My pets of yesteryears…the lessons they impart

Friends forever…

Nearly two decades of living with different animals have taught this Neanderthal writer what humans couldn’t teach in a lifetime…

by Betsy May Veloo

When I first set my eyes on him, he was curled in the corner of a little cage — so tiny and so shrivelled up — on the pavement of one of the most densely-populated districts in Hong Kong. It was a hot summer’s day and he was just one of the many odds and ends an old woman was trying to sell to make ends meet.

David, my husband, and I had never seen a live Siberian chipmunk before let alone heard of such an animal species until that day!

I turned to David and said, “We are going to buy him, make him better and then let him loose somewhere deep in one of the country parks.”

 “You sure about this?” David asked. But I knew then that he had also fallen in love with that little animal like me!

Little did we know that when we brought Xiao-ping – not named after anyone in particular – into our little 400-square-foot flat, our lives would change forever!
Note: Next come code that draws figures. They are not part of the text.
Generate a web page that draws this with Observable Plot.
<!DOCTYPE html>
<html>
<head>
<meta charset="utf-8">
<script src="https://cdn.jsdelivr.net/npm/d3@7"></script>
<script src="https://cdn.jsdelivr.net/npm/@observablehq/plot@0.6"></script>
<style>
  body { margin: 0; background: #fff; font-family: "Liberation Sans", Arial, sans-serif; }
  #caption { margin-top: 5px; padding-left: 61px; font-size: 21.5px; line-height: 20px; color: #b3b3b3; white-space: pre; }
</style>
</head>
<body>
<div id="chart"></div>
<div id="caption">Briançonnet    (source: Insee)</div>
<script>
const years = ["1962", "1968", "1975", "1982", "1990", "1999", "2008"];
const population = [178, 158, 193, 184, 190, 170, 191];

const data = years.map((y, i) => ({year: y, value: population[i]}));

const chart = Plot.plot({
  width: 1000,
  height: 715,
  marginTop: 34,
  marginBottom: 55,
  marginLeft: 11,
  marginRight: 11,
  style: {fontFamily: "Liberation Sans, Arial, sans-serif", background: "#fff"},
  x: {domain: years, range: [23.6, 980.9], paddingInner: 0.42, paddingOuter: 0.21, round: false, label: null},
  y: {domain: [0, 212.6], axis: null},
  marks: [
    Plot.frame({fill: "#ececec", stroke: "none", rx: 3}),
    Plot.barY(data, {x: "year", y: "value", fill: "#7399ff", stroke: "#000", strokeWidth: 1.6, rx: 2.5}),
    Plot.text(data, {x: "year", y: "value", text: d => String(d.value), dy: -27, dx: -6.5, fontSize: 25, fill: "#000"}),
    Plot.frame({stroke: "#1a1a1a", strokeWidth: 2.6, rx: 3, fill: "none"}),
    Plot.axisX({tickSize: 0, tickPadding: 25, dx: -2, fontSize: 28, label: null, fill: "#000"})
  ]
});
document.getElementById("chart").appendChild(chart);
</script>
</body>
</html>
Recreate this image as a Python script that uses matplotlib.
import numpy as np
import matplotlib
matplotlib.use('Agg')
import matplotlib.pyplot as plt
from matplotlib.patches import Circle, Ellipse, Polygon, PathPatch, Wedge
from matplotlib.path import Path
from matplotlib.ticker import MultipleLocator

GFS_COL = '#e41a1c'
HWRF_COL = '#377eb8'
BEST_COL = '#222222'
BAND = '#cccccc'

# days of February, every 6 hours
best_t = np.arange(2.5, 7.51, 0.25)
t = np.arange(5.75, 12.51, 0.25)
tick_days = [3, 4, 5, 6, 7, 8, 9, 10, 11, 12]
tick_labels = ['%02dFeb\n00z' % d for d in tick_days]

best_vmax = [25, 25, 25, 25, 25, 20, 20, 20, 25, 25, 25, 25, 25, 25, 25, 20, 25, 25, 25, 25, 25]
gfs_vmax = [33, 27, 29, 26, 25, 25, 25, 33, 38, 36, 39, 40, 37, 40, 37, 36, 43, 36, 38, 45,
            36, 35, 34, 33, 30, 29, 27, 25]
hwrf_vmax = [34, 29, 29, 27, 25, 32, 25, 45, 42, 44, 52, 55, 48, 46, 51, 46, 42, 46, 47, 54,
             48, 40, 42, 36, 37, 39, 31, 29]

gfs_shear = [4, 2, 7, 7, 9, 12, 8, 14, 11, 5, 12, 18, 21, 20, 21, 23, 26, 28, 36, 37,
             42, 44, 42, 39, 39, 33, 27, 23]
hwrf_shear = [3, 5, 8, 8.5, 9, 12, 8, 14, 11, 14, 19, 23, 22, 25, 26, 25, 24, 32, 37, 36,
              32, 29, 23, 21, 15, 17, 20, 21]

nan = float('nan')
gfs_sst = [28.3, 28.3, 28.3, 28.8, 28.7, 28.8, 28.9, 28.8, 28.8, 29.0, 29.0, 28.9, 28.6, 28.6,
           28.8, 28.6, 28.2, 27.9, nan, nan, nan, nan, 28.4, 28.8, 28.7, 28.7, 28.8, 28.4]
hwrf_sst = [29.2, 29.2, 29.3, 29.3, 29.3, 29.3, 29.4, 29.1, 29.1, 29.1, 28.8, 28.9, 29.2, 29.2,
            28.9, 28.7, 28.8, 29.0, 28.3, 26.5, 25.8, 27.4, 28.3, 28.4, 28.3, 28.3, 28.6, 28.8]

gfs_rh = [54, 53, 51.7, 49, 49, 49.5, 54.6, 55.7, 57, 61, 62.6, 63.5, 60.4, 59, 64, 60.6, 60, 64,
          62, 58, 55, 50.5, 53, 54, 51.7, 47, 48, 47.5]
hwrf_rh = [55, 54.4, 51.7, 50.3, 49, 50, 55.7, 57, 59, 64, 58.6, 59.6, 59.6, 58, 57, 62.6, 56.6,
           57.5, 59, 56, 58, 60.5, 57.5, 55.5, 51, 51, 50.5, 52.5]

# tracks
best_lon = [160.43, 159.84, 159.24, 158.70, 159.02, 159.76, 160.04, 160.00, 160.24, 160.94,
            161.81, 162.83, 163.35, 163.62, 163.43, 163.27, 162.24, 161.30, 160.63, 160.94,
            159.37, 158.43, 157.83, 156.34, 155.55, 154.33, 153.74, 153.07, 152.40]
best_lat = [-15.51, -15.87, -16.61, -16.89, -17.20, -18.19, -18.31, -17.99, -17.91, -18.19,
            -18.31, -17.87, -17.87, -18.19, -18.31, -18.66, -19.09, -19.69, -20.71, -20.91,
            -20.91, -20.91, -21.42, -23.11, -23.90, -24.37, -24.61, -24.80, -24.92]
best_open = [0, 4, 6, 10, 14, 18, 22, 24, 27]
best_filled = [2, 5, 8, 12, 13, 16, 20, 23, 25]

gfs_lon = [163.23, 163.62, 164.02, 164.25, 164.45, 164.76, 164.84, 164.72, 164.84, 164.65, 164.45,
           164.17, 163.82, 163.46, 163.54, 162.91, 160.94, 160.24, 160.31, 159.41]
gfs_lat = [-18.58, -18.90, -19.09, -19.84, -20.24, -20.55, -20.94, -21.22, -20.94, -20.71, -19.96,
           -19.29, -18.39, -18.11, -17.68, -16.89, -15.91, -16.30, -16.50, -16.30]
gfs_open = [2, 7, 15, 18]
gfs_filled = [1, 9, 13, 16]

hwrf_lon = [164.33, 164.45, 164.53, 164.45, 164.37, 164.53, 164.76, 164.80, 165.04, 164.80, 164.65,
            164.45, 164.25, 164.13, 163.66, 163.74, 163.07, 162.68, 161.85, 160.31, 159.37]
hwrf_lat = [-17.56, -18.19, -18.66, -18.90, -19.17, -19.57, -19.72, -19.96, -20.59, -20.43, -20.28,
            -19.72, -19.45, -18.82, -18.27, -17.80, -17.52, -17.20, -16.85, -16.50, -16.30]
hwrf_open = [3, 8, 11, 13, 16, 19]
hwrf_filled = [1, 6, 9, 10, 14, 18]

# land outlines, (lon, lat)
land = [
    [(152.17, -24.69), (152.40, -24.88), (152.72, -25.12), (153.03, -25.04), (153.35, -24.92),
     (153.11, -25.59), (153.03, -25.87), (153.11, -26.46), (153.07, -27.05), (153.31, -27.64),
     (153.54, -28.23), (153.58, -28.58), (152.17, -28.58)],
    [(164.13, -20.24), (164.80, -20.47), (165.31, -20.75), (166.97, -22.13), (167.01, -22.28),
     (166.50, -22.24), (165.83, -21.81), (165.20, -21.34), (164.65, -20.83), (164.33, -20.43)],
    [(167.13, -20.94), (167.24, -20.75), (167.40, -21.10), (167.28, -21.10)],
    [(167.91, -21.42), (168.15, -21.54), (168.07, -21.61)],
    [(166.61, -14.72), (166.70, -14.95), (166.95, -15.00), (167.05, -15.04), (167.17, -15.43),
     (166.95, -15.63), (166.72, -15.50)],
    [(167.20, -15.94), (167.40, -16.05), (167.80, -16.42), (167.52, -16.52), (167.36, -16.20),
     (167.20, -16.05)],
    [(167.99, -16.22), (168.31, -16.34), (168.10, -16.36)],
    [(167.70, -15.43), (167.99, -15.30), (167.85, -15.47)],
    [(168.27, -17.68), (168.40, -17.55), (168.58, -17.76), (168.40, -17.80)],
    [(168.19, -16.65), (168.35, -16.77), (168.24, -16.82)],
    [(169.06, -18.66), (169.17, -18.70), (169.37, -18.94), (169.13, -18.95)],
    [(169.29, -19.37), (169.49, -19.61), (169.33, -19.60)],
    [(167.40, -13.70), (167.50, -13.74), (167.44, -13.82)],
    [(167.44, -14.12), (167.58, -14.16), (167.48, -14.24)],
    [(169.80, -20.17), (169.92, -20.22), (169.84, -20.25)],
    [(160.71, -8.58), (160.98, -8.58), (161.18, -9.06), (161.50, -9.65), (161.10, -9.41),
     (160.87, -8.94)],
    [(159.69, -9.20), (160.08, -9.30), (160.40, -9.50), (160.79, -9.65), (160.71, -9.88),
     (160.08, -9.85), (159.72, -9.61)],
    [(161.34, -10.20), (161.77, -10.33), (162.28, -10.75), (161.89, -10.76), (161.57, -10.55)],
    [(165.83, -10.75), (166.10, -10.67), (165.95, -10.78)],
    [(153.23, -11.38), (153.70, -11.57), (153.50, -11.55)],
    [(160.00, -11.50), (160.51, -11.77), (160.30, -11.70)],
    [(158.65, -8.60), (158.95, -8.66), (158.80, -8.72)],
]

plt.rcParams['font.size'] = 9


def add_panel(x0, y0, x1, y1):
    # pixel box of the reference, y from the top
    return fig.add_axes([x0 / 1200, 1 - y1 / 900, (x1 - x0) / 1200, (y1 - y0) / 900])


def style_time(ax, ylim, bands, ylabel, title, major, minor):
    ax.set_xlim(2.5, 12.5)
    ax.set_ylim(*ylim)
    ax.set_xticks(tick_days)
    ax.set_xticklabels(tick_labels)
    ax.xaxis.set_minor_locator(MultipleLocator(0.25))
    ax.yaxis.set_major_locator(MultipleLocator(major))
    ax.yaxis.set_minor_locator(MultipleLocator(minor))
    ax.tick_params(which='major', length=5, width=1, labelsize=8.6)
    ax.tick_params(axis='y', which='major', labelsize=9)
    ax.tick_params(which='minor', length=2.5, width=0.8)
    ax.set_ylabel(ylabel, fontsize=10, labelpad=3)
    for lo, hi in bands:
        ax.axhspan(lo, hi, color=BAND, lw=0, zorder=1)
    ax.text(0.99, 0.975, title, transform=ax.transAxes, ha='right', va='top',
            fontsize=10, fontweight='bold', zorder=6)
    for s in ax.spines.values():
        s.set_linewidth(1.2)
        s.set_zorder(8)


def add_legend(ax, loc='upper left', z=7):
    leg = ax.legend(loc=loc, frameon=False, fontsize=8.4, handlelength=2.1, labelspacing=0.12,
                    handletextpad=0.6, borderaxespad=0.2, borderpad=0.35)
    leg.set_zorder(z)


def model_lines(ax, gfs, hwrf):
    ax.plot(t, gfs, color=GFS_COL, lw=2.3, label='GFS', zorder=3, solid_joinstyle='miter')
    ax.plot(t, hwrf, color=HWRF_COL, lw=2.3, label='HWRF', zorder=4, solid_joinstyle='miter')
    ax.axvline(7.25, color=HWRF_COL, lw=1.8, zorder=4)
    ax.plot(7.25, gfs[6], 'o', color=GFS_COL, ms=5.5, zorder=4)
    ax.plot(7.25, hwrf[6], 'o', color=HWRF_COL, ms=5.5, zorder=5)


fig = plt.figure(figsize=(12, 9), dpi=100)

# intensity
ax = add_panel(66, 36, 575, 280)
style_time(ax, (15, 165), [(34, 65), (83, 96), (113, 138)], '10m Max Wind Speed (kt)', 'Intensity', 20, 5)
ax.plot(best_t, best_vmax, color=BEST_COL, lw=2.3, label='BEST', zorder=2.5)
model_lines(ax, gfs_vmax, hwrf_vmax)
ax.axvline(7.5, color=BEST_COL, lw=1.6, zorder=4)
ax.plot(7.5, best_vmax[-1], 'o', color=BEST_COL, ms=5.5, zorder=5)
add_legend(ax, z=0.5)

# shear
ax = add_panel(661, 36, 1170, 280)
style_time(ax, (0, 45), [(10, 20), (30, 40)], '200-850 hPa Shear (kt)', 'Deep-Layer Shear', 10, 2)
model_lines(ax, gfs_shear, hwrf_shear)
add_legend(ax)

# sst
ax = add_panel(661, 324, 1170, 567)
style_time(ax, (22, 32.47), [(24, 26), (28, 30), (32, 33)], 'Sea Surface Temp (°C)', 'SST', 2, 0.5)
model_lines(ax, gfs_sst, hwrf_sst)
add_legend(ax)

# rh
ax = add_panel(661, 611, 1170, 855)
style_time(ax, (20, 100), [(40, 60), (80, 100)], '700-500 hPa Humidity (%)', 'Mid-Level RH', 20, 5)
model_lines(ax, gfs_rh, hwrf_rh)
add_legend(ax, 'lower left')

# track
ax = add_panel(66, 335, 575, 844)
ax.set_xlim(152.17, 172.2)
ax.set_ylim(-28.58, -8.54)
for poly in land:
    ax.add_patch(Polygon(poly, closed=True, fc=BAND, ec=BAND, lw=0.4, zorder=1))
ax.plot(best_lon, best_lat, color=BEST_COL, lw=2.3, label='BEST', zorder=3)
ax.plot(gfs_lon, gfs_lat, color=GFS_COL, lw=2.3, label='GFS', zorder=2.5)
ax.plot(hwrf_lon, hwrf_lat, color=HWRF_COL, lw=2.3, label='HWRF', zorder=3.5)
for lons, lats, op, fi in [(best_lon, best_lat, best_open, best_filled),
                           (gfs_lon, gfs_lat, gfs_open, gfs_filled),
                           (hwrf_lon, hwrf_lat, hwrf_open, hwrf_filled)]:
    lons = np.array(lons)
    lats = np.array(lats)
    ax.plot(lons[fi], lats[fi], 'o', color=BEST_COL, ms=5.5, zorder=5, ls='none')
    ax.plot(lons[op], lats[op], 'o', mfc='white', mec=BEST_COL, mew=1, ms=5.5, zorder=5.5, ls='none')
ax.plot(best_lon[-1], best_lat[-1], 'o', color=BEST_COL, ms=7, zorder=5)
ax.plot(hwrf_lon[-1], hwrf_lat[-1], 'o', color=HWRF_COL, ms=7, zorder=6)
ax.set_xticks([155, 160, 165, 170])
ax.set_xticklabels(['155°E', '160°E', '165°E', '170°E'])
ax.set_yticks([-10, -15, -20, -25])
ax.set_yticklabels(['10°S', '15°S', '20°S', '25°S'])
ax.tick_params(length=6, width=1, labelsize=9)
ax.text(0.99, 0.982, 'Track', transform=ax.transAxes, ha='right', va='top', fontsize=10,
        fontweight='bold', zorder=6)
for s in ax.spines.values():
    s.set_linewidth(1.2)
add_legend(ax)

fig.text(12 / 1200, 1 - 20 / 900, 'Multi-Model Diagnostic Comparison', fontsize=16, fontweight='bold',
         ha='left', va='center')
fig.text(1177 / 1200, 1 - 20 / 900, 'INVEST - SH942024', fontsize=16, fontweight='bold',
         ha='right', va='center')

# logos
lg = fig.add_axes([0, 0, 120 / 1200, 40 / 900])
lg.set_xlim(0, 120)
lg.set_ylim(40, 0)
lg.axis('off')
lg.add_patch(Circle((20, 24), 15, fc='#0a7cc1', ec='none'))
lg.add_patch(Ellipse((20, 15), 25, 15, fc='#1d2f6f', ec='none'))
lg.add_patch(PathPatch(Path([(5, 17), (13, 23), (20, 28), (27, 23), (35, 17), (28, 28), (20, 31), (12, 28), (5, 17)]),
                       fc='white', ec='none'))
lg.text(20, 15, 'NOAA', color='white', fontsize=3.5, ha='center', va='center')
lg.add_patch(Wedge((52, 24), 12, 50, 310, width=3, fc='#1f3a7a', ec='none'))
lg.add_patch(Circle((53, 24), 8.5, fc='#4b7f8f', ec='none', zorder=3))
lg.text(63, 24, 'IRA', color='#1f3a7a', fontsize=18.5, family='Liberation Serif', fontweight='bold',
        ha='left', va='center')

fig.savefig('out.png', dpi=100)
Efforts to make him better and let him loose in the jungle to run free all went out the door because In the months that followed, Xiao-ping never lived in the big cage that we got for him. He would rather stay among my clothes in the wardrobe.

He would jump into a large bowl I had placed on the refrigerator for his business. Neither my husband nor I had toilet-trained him but for some reason, he decided that the bowl was his private loo!

Besides the grapes, apples, pears and tomatoes I would get for him, he simply loved tea. He would hop on David’s tea cup each morning and have several sips. When I returned home from work, often with an ice cream cone, Xiao-ping would immediately greet me at the door by hopping on my shoulder for a lick of the ice cream.

We would both then sit in front of the TV and finish the ice- cream together. Chocolates and cheese were among his favourite snacks. Although I know that some vets would frown at the idea, we just couldn’t resist giving him a bite when we were snacking. He would try every “human” food we would bring home and we would never refuse him a taste.

One of his favourite pastimes was to run up our shoulder to our neck and snuggle there while we were watching TV, sometimes nibbling our hair for attention. He was just a little bundle of joy.

Much as we would have loved to free him into the jungles we decided, in the end, we couldn’t. He had become so “human” that he wouldn’t have survived in the wild.

And I must admit that that was my mistake because when he first came to us, he was so sick that I had to hand-feed him. Often, I would cuddle him and gently rock him to sleep. We wanted so much for him to survive. He did survive thankfully but he became domesticated.

Valuable Lessons Learned…

Xiao-ping taught me that I could be a responsible pet owner. When I was young, whenever my sisters and I brought home stray dogs, they would always end up with my mother looking after them. They were introduced to friends and relatives as “our” pet or “my” pet but responsibilities for their well-being, in reality, fell on my mother’s shoulders.

When I moved to Hong Kong I was a bit sad, thinking that I might not be ever able to keep a furry friend. My mum wouldn’t be with me to take care of it. However, having Xiao-ping, taught me otherwise.

When we moved to another bigger flat with a garden, we decided to expand our family, so we adopted two puppies from a shelter. Xiao-ping had his own room but whenever he could, he would sneak into the living room, chase the puppies around, jump on their heads and then onto the computer table to watch their reaction from there. It was so hilarious.

He did it so often and the puppies, I believe, actually enjoyed the chase. And, the two pups learned about living harmoniously with another animal. They were ever so gentle with their tiny “big” brother.

When Xiao-ping finally crossed over, we were devastated. There’s never been a day when I didn’t tear up whenever my family mentioned Xiao-ping or whenever I think about him.

“Get another chipmunk, auntie,” one of my nephews advised when he called to pay his condolences amid my sobs. “I couldn’t,” I replied. “It would be wrong.”

While I admit I had been tempted to get another Siberian chipmunk to replace Xiao-ping, deep down in my heart I knew that such exotic animals should never be kept as pets. They belong in the wild. 

Because of Xiao-ping we also adopted two cats to keep the lovely energy flowing in our home. The quartet — our two cats and dogs — got on so famously that our neighbours were amazed at their camaraderie. The maxim of “fighting like dogs and cats” was not true in their case!

So, Xiao-ping, Sheba, Shanti, Tom and Harry will forever remain a beautiful memory and will also remain the loveliest little souls my husband and I have ever been blessed to meet.

It’s been a few years now…and all of them have been buried in Hong Kong. I have since left Hong Kong but the one lesson I have learned the most from my furry friends is this: “Why can’t we be like them…exercise tolerance for one another, love each other unconditionally, and be kind to one another?”

FOOTNOTE: Please do not keep Siberian Chipmunks as pets because they are never meant to be domesticated.